I’ve been speaking to people lately about the way we, as leaders of learning, fail to take full effect of the ominpotent control we have over the learning context. In other, more simple words, we clump people together and hope that we can spray our wisdom across them with such brilliance that they are forever changed.
It doesn’t work and, as a result, I’ve become quite anti-clump.
Take the above picture as Exhibit A. It’s at school that we first start building the assumption that clumps are how learning needs to be done – but this pic is also the perfect illustration of why they fail.

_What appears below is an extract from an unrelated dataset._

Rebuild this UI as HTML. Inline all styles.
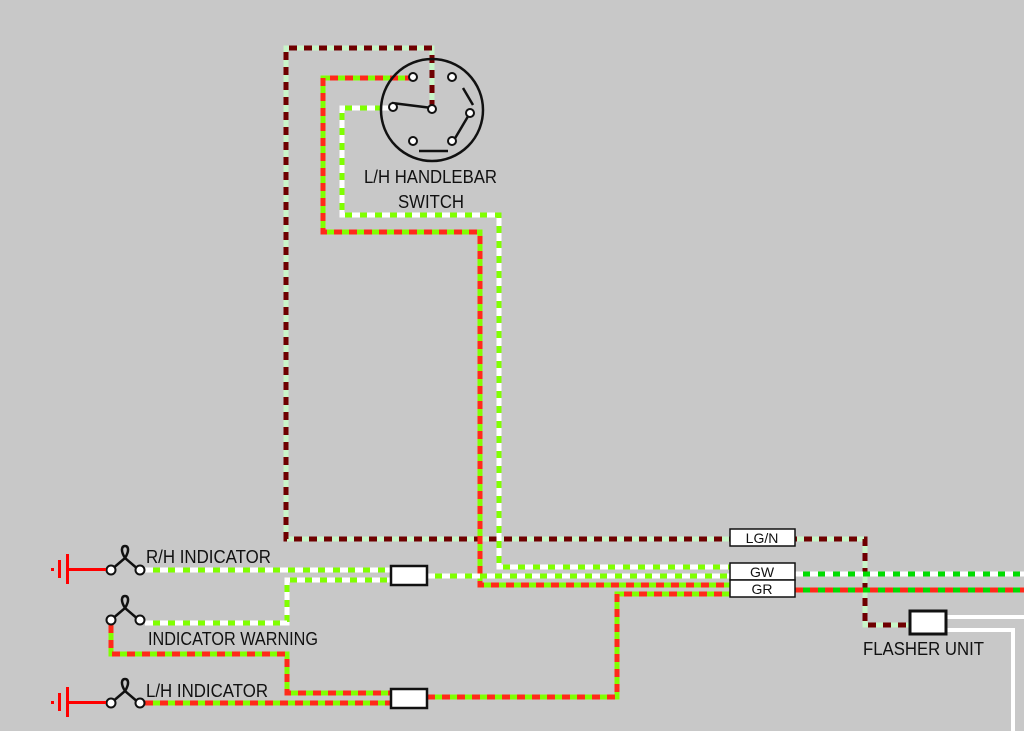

In the green circle we have the students who want to engage and answer questions. That’s because they’ve already learned what the teacher is teaching. This isn’t about learning for them, it’s about showing off and that is why they are front and centre.
In the red circle, we have the students who least want to engage and ask questions. They have no idea what the teacher is talking about and so position at the fringes, ready to cause mischief and hopefully be booted out to secure their non-question answering status.
In the yellow circle, we have the kid who is staying out of eyeshot of the teacher so that he can pick his nose. He doesn’t want to be noticed … and we don’t really want to notice him either.
Who is this clump methodology serving? It’s not the teacher and I can’t place a coloured ring around any student group who actually engaged and genuinely learning or progressing.
This is not the way for kids OR grown adults to learn.
Join me. Ban the clump. Present from within. Make noise. Foster conversation above compliance. Destroy assumptions. Dispell myths.